One is House Bill 2441, which relates to the existing state Jobs Act. That law requires employers on state public improvement construction projects to use people from the local area as at least 75 percent of the projects’ workforces.

But HB 2441 would eliminate the requirement for employers to file certified payrolls. That would make it impossible for state officials to determine whether the 75 percent provision is being obeyed.

Then there is House Bill 2761, which “modernizes” the self-storage lien law. It has already been passed out of the House of Delegates. In a purported attempt to update a public notice law, the bill reduces the chance owners of items left in self-storage facilities will have their goods sold, unbeknown to them, to cover overdue rent on the storage units.

What we are talking about here is the mechanism by which operators of storage facilities can give those renting space — or perhaps the families of elderly or incapacitated renters — the opportunity to pay fees and rent due before the stored items are sold at auction.

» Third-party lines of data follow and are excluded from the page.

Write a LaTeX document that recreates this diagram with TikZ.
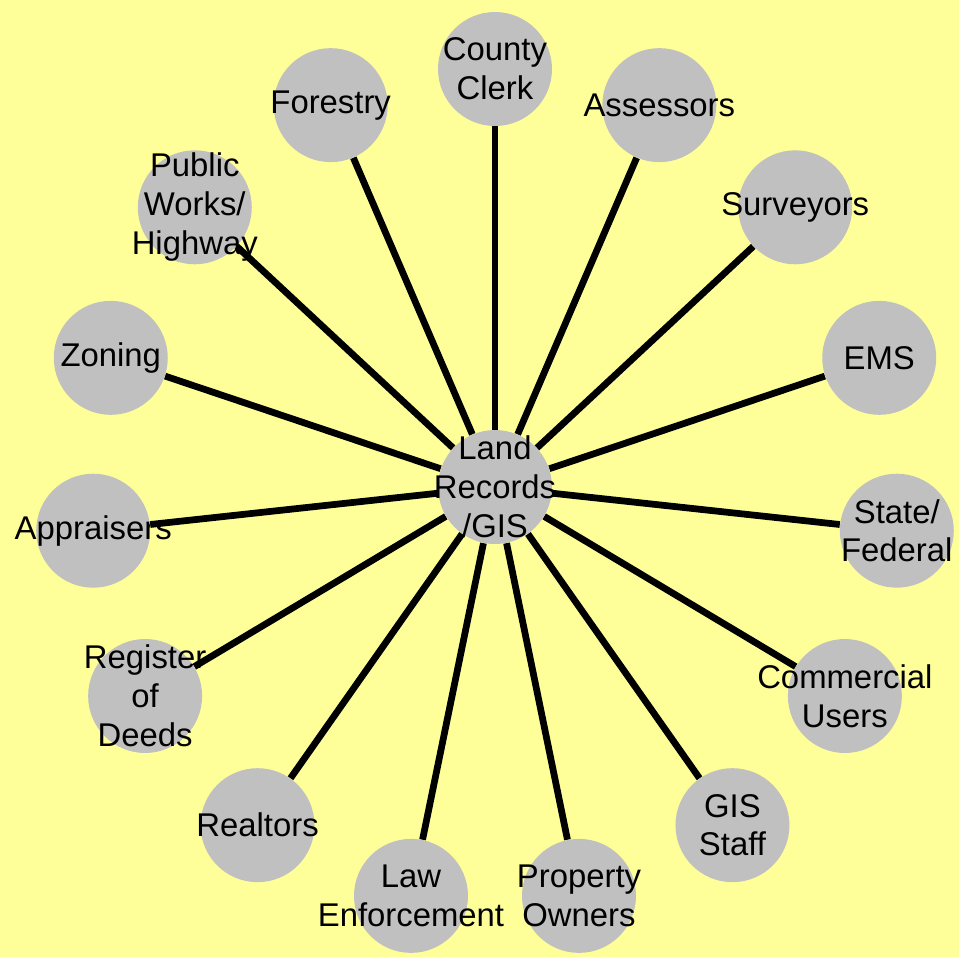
\documentclass[tikz,border=0pt]{standalone}
\usepackage{fontspec}
\setmainfont{Liberation Sans}
\usepackage{xcolor}
\definecolor{paperyellow}{HTML}{FFFF99}
\definecolor{discgray}{HTML}{C0C0C0}
\pgfdeclarelayer{back}
\pgfsetlayers{back,main}
\begin{document}
\begin{tikzpicture}[x=0.02cm, y=-0.02cm,
	disc/.style={circle, fill=discgray, inner sep=0pt, minimum size=2.28cm},
	tag/.style={align=center, inner sep=0pt, font=\fontsize{18.7}{22.1}\selectfont},
	spoke/.style={line width=0.135cm}]
	\begin{pgfonlayer}{back}
		\fill[paperyellow] (0,0) rectangle (959,957);
	\end{pgfonlayer}
	\node[disc] (gis) at (495,487) {};
	\node[tag] (gistxt) at (gis) {Land\\Records\\/GIS};
	\foreach \name/\ang/\txt in {
		clerk/90/{County\\Clerk},
		assessors/66/{Assessors},
		surveyors/42/{Surveyors},
		ems/18/{EMS},
		state/-6/{State/\\Federal},
		commercial/-30/{Commercial\\Users},
		staff/-54/{GIS\\Staff},
		owners/-78/{Property\\Owners},
		law/-102/{Law\\Enforcement},
		realtors/-126/{Realtors},
		deeds/-150/{Register\\of\\Deeds},
		appraisers/-174/{Appraisers},
		zoning/162/{Zoning},
		works/138/{Public\\Works/\\Highway},
		forestry/114/{Forestry}}{
		\node[disc] (\name) at ({495+404*cos(\ang)},{487-418*sin(\ang)}) {};
		\node[tag] (\name txt) at (\name) {\txt};
		\begin{pgfonlayer}{back}
			\draw[spoke] (gis) -- (\name);
		\end{pgfonlayer}
	}
\end{tikzpicture}
\end{document}
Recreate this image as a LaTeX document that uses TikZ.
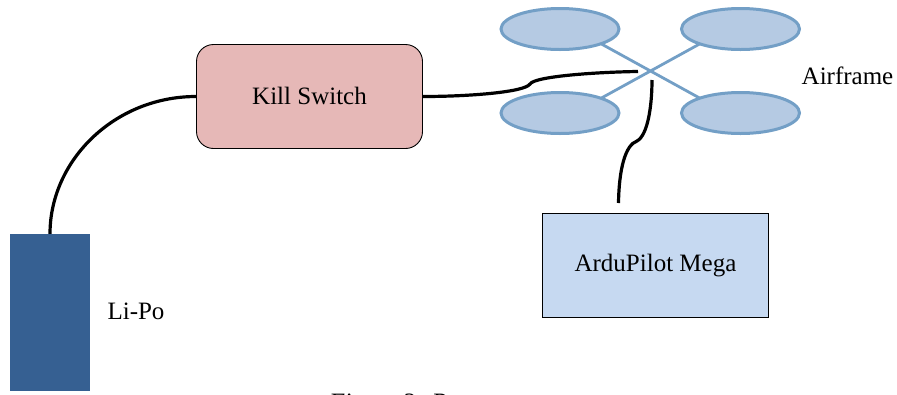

Current law requires publication of legal notice in newspapers in an attempt to contact those who owe storage unit rent. The rule does not even require naming of the occupant, but only the number of a unit going up for auction due to lack of payment.

The change envisioned in HB 2761 would eliminate the requirement of even that public notice, but would simply require storage unit owners to try either the last email, telephone number or mailing address of the occupant or publish notices in newspapers. The potential for abuse is clear.

Should this change be enacted, a storage unit owner could choose to use the last known email address of an occupant and then arrange for a quick sale without giving the chance for someone to either pay up or at least come collect their property.

Again, it is difficult not to wonder what lawmakers have in mind by making it easier for the operators of storage units to sell someone else’s property quickly and with a minimum attempt to notify owners of the items.

It has been only a few short years since many still in Charleston swooped in on promises of transparency, fairness, and an end to the business-as-usual corruption that had become the norm in our state. It did not take them long at all to get used to the way things have always been done, which begs the question: What are they trying to hide (or accomplish) this time?